Treasury is committed to fighting against tax evasion and preventing money laundering. Treasury is reportedly investigating mandates on banks and electronic money institutions to report on all card transactions. 

Spain Implements MiCA Six Months Ahead of July 2026 General Deadline

Spain is working hard to introduce crypto regulation and announced that the EU’s Markets in Crypto-Assets (MiCA) Act will come into force nationally in December 2025. The deadline for implementing MiCA for all EU member states is July 2026, meaning Spain is about six ahead of the rest.

The general deadline includes a 36-month transitional period for member states since MiCA’s date of publication of the MiCA in the Office Journal of the European Union in June 2023. According to a press release by the Spanish Ministry of Economy and Digital Transformation, Spain wants to shorten the transition period to 18 months, saying: 

“[This] will provide legal certainty and greater protection for Spanish investors in this type of assets.”

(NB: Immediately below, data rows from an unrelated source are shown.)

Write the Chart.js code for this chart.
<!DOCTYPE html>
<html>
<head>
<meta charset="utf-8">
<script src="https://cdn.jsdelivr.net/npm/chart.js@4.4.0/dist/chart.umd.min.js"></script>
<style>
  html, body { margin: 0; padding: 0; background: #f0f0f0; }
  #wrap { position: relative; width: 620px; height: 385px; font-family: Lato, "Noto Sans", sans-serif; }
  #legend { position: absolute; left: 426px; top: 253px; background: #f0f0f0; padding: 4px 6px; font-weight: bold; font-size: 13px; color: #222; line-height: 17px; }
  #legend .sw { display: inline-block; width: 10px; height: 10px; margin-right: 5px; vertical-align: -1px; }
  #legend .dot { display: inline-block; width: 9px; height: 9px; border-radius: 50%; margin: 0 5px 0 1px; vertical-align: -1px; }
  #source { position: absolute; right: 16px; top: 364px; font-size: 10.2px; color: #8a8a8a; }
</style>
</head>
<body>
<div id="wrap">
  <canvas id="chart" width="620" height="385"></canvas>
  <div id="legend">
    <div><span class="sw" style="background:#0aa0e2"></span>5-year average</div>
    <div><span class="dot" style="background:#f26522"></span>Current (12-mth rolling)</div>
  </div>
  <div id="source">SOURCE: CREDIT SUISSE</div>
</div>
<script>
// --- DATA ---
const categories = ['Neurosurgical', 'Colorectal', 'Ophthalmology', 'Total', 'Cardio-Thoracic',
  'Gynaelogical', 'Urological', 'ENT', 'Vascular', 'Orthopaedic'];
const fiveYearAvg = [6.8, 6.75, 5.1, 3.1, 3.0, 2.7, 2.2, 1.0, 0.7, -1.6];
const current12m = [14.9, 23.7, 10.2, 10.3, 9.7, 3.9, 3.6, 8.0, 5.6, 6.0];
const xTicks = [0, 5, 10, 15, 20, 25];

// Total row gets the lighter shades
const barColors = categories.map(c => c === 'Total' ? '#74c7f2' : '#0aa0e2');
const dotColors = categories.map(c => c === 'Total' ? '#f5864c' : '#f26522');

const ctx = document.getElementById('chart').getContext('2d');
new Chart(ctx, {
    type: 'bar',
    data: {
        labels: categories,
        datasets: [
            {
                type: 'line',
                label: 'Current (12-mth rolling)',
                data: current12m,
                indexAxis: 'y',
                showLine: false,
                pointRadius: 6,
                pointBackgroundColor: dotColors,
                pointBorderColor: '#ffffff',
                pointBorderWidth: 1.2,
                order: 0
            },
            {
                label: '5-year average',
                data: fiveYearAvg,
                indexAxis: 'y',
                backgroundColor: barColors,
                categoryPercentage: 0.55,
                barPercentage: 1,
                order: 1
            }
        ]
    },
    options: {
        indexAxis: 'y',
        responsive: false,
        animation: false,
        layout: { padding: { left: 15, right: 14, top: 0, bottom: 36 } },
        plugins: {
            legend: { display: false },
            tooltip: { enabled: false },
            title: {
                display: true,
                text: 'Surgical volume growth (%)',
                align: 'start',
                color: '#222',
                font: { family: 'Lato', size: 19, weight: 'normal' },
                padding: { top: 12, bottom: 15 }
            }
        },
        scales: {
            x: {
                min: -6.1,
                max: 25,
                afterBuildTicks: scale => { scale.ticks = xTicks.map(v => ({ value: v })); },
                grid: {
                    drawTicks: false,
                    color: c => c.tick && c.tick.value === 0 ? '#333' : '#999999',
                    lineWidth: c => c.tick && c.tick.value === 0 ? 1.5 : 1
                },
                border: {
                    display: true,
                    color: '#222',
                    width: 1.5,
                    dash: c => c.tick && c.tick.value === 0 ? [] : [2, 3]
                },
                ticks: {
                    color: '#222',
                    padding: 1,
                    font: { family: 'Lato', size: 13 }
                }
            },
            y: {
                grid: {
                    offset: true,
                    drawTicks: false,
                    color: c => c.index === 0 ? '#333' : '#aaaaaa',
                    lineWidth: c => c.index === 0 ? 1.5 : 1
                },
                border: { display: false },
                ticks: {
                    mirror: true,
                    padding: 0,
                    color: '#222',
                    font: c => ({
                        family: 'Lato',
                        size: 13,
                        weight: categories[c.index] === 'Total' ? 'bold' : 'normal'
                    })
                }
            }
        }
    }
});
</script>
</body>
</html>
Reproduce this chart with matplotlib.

Spain Reiterates the Benefits of a Digital Euro

The Spanish government is also intent on introducing the digital euro, the central bank digital currency (CBDC), in the works for the EU. The Bank of Spain recently joined a host of European banking institutions preparing their customers for the potential benefits of a digital euro.

The central bank explained what a digital euro could offer and what advantages it brings:

“Since their introduction in January 2002, euro banknotes and coins have been the representation of our single currency and the only means of public payment available to all citizens of the eurozone. The physical format of cash, however, does not allow us to exploit all the advantages offered by the growing digitalization of the economy and society. This has led the Eurosystem to analyze the possibility of issuing a digital euro as a complement to cash.”

Disclaimer: This article is provided for informational purposes only. It is not offered or intended to be used as legal, tax, investment, financial, or other advice.